» Recorded information:

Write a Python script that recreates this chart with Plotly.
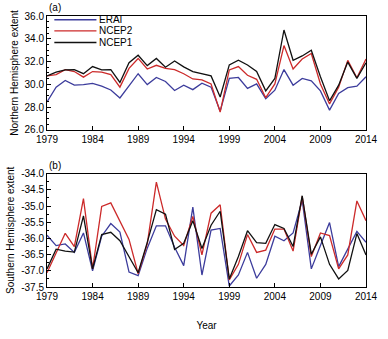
import plotly.graph_objects as go
from plotly.subplots import make_subplots

years = list(range(1979, 2015))

# Northern Hemisphere extent
nh_erai = [28.45, 29.75, 30.33, 29.92, 29.97, 30.08, 29.84, 29.50, 28.80, 29.84,
           30.93, 29.97, 30.60, 30.25, 29.45, 29.92, 29.53, 30.10, 29.75, 27.64,
           30.52, 30.60, 29.64, 30.03, 28.74, 29.48, 31.29, 29.92, 30.52, 30.30,
           29.42, 27.73, 29.20, 29.70, 29.84, 30.66]
nh_ncep2 = [30.74, 30.85, 31.29, 31.12, 30.63, 31.12, 31.07, 30.85, 29.75, 31.40,
            32.27, 31.34, 31.67, 31.40, 31.29, 30.93, 30.47, 30.38, 30.03, 27.56,
            31.26, 31.56, 30.79, 30.44, 28.82, 30.03, 33.40, 31.34, 32.22, 32.71,
            30.03, 28.27, 29.75, 32.10, 30.58, 32.22]
nh_ncep1 = [30.74, 31.07, 31.26, 31.29, 30.93, 31.56, 31.26, 31.29, 30.16, 31.89,
            32.55, 31.64, 32.27, 31.50, 32.05, 31.53, 31.12, 30.93, 30.74, 28.88,
            31.70, 32.11, 31.70, 31.12, 29.42, 30.52, 34.77, 32.11, 32.49, 32.99,
            30.66, 28.55, 29.92, 31.95, 30.52, 31.89]

# Southern Hemisphere extent
sh_erai = [-35.90, -36.22, -36.17, -36.43, -35.83, -37.00, -35.93, -35.54, -35.80, -37.04,
           -37.15, -36.30, -35.61, -35.61, -36.27, -36.84, -35.03, -37.13, -35.74, -35.69,
           -37.47, -37.13, -36.43, -37.23, -36.80, -35.93, -36.07, -35.83, -34.82, -36.94,
           -36.22, -35.51, -36.87, -36.34, -35.78, -36.12]
sh_ncep2 = [-37.06, -36.46, -35.84, -36.25, -34.77, -36.94, -35.01, -34.90, -35.47, -36.03,
            -37.09, -36.17, -34.26, -35.40, -35.93, -36.22, -35.32, -36.51, -35.22, -34.96,
            -37.28, -36.80, -35.88, -36.43, -36.36, -35.71, -35.71, -36.39, -34.70, -36.56,
            -35.83, -35.91, -36.94, -36.51, -34.84, -35.45]
sh_ncep1 = [-36.94, -36.33, -36.39, -36.42, -35.30, -36.94, -35.88, -35.81, -36.07, -36.56,
            -37.06, -36.12, -35.11, -35.25, -36.34, -36.15, -35.45, -36.31, -35.59, -35.16,
            -37.25, -36.56, -35.76, -36.13, -36.15, -35.57, -35.69, -36.25, -34.68, -36.49,
            -35.95, -36.80, -37.25, -36.99, -35.85, -36.51]

series_names = ["ERAI", "NCEP2", "NCEP1"]
colors = ["#3c3c9c", "#cc2a2a", "#111111"]

xticks = list(range(1979, 2015, 5))
nh_ticks = [26.0, 28.0, 30.0, 32.0, 34.0, 36.0]
sh_ticks = [-34.0, -34.5, -35.0, -35.5, -36.0, -36.5, -37.0, -37.5]

FONT = "Liberation Sans, Arial, Helvetica, sans-serif"

fig = make_subplots(rows=2, cols=1, vertical_spacing=0.16)

for name, col, nh, sh in zip(series_names, colors,
                             [nh_erai, nh_ncep2, nh_ncep1],
                             [sh_erai, sh_ncep2, sh_ncep1]):
    fig.add_trace(go.Scatter(x=years, y=nh, mode="lines", name=name,
                             line=dict(color=col, width=1.3),
                             showlegend=False), row=1, col=1)
    fig.add_trace(go.Scatter(x=years, y=sh, mode="lines", name=name,
                             line=dict(color=col, width=1.3),
                             showlegend=False), row=2, col=1)

axis_common = dict(showline=True, linecolor="black", linewidth=1, mirror=True,
                   ticks="inside", ticklen=4, tickcolor="black", showgrid=False,
                   zeroline=False, tickfont=dict(size=10, color="black", family=FONT))

fig.update_xaxes(range=[1979, 2014], tickvals=xticks,
                 ticktext=[str(t) for t in xticks], ticklabeloverflow="allow",
                 **axis_common)
fig.update_yaxes(**axis_common)

fig.update_yaxes(range=[26, 36], tickvals=nh_ticks,
                 ticktext=[f"{v:.1f}" for v in nh_ticks],
                 minor=dict(dtick=0.5, ticks="inside", ticklen=2, tickcolor="black"),
                 title=dict(text="Northern Hemisphere extent",
                            font=dict(size=10, family=FONT, color="black"), standoff=4),
                 row=1, col=1)
fig.update_yaxes(range=[-37.5, -34], tickvals=sh_ticks,
                 ticktext=[f"{v:.1f}" for v in sh_ticks],
                 minor=dict(dtick=0.25, ticks="inside", ticklen=2, tickcolor="black"),
                 title=dict(text="Southern Hemisphere extent",
                            font=dict(size=10, family=FONT, color="black"), standoff=4),
                 row=2, col=1)
fig.update_xaxes(title=dict(text="Year", font=dict(size=10, family=FONT, color="black"),
                            standoff=20), row=2, col=1)

fig.update_layout(
    width=388, height=339,
    margin=dict(l=39, r=10, t=13, b=36),
    paper_bgcolor="white", plot_bgcolor="white",
    font=dict(family=FONT, size=10, color="black"),
    yaxis=dict(domain=[0.58, 1.0]),
    yaxis2=dict(domain=[0.0, 0.418]),
)

# legend drawn inside panel (a)
leg_y = [0.967, 0.869, 0.767]
for name, col, yy in zip(series_names, colors, leg_y):
    fig.add_shape(type="line", xref="x domain", yref="y domain",
                  x0=0.023, x1=0.155, y0=yy, y1=yy,
                  line=dict(color=col, width=1.3))
    fig.add_annotation(xref="x domain", yref="y domain", x=0.158, y=yy,
                       text=name, showarrow=False, xanchor="left", yanchor="middle",
                       font=dict(size=10, family=FONT, color="black"))

# panel labels
for lab, xref, yref in [("(a)", "x domain", "y domain"), ("(b)", "x2 domain", "y2 domain")]:
    fig.add_annotation(xref=xref, yref=yref,
                       x=0.0, y=1.0, yshift=1, text=lab, showarrow=False,
                       xanchor="left", yanchor="bottom",
                       font=dict(size=10, family=FONT, color="black"))

fig.write_html("out.html")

» Your goal:
Quote the material exactly. Pictures stay out.

» Result of this exercise:
Write a Python script that recreates this chart with Plotly.
import plotly.graph_objects as go
from plotly.subplots import make_subplots

years = list(range(1979, 2015))

# Northern Hemisphere extent
nh_erai = [28.45, 29.75, 30.33, 29.92, 29.97, 30.08, 29.84, 29.50, 28.80, 29.84,
           30.93, 29.97, 30.60, 30.25, 29.45, 29.92, 29.53, 30.10, 29.75, 27.64,
           30.52, 30.60, 29.64, 30.03, 28.74, 29.48, 31.29, 29.92, 30.52, 30.30,
           29.42, 27.73, 29.20, 29.70, 29.84, 30.66]
nh_ncep2 = [30.74, 30.85, 31.29, 31.12, 30.63, 31.12, 31.07, 30.85, 29.75, 31.40,
            32.27, 31.34, 31.67, 31.40, 31.29, 30.93, 30.47, 30.38, 30.03, 27.56,
            31.26, 31.56, 30.79, 30.44, 28.82, 30.03, 33.40, 31.34, 32.22, 32.71,
            30.03, 28.27, 29.75, 32.10, 30.58, 32.22]
nh_ncep1 = [30.74, 31.07, 31.26, 31.29, 30.93, 31.56, 31.26, 31.29, 30.16, 31.89,
            32.55, 31.64, 32.27, 31.50, 32.05, 31.53, 31.12, 30.93, 30.74, 28.88,
            31.70, 32.11, 31.70, 31.12, 29.42, 30.52, 34.77, 32.11, 32.49, 32.99,
            30.66, 28.55, 29.92, 31.95, 30.52, 31.89]

# Southern Hemisphere extent
sh_erai = [-35.90, -36.22, -36.17, -36.43, -35.83, -37.00, -35.93, -35.54, -35.80, -37.04,
           -37.15, -36.30, -35.61, -35.61, -36.27, -36.84, -35.03, -37.13, -35.74, -35.69,
           -37.47, -37.13, -36.43, -37.23, -36.80, -35.93, -36.07, -35.83, -34.82, -36.94,
           -36.22, -35.51, -36.87, -36.34, -35.78, -36.12]
sh_ncep2 = [-37.06, -36.46, -35.84, -36.25, -34.77, -36.94, -35.01, -34.90, -35.47, -36.03,
            -37.09, -36.17, -34.26, -35.40, -35.93, -36.22, -35.32, -36.51, -35.22, -34.96,
            -37.28, -36.80, -35.88, -36.43, -36.36, -35.71, -35.71, -36.39, -34.70, -36.56,
            -35.83, -35.91, -36.94, -36.51, -34.84, -35.45]
sh_ncep1 = [-36.94, -36.33, -36.39, -36.42, -35.30, -36.94, -35.88, -35.81, -36.07, -36.56,
            -37.06, -36.12, -35.11, -35.25, -36.34, -36.15, -35.45, -36.31, -35.59, -35.16,
            -37.25, -36.56, -35.76, -36.13, -36.15, -35.57, -35.69, -36.25, -34.68, -36.49,
            -35.95, -36.80, -37.25, -36.99, -35.85, -36.51]

series_names = ["ERAI", "NCEP2", "NCEP1"]
colors = ["#3c3c9c", "#cc2a2a", "#111111"]

xticks = list(range(1979, 2015, 5))
nh_ticks = [26.0, 28.0, 30.0, 32.0, 34.0, 36.0]
sh_ticks = [-34.0, -34.5, -35.0, -35.5, -36.0, -36.5, -37.0, -37.5]

FONT = "Liberation Sans, Arial, Helvetica, sans-serif"

fig = make_subplots(rows=2, cols=1, vertical_spacing=0.16)

for name, col, nh, sh in zip(series_names, colors,
                             [nh_erai, nh_ncep2, nh_ncep1],
                             [sh_erai, sh_ncep2, sh_ncep1]):
    fig.add_trace(go.Scatter(x=years, y=nh, mode="lines", name=name,
                             line=dict(color=col, width=1.3),
                             showlegend=False), row=1, col=1)
    fig.add_trace(go.Scatter(x=years, y=sh, mode="lines", name=name,
                             line=dict(color=col, width=1.3),
                             showlegend=False), row=2, col=1)

axis_common = dict(showline=True, linecolor="black", linewidth=1, mirror=True,
                   ticks="inside", ticklen=4, tickcolor="black", showgrid=False,
                   zeroline=False, tickfont=dict(size=10, color="black", family=FONT))

fig.update_xaxes(range=[1979, 2014], tickvals=xticks,
                 ticktext=[str(t) for t in xticks], ticklabeloverflow="allow",
                 **axis_common)
fig.update_yaxes(**axis_common)

fig.update_yaxes(range=[26, 36], tickvals=nh_ticks,
                 ticktext=[f"{v:.1f}" for v in nh_ticks],
                 minor=dict(dtick=0.5, ticks="inside", ticklen=2, tickcolor="black"),
                 title=dict(text="Northern Hemisphere extent",
                            font=dict(size=10, family=FONT, color="black"), standoff=4),
                 row=1, col=1)
fig.update_yaxes(range=[-37.5, -34], tickvals=sh_ticks,
                 ticktext=[f"{v:.1f}" for v in sh_ticks],
                 minor=dict(dtick=0.25, ticks="inside", ticklen=2, tickcolor="black"),
                 title=dict(text="Southern Hemisphere extent",
                            font=dict(size=10, family=FONT, color="black"), standoff=4),
                 row=2, col=1)
fig.update_xaxes(title=dict(text="Year", font=dict(size=10, family=FONT, color="black"),
                            standoff=20), row=2, col=1)

fig.update_layout(
    width=388, height=339,
    margin=dict(l=39, r=10, t=13, b=36),
    paper_bgcolor="white", plot_bgcolor="white",
    font=dict(family=FONT, size=10, color="black"),
    yaxis=dict(domain=[0.58, 1.0]),
    yaxis2=dict(domain=[0.0, 0.418]),
)

# legend drawn inside panel (a)
leg_y = [0.967, 0.869, 0.767]
for name, col, yy in zip(series_names, colors, leg_y):
    fig.add_shape(type="line", xref="x domain", yref="y domain",
                  x0=0.023, x1=0.155, y0=yy, y1=yy,
                  line=dict(color=col, width=1.3))
    fig.add_annotation(xref="x domain", yref="y domain", x=0.158, y=yy,
                       text=name, showarrow=False, xanchor="left", yanchor="middle",
                       font=dict(size=10, family=FONT, color="black"))

# panel labels
for lab, xref, yref in [("(a)", "x domain", "y domain"), ("(b)", "x2 domain", "y2 domain")]:
    fig.add_annotation(xref=xref, yref=yref,
                       x=0.0, y=1.0, yshift=1, text=lab, showarrow=False,
                       xanchor="left", yanchor="bottom",
                       font=dict(size=10, family=FONT, color="black"))

fig.write_html("out.html")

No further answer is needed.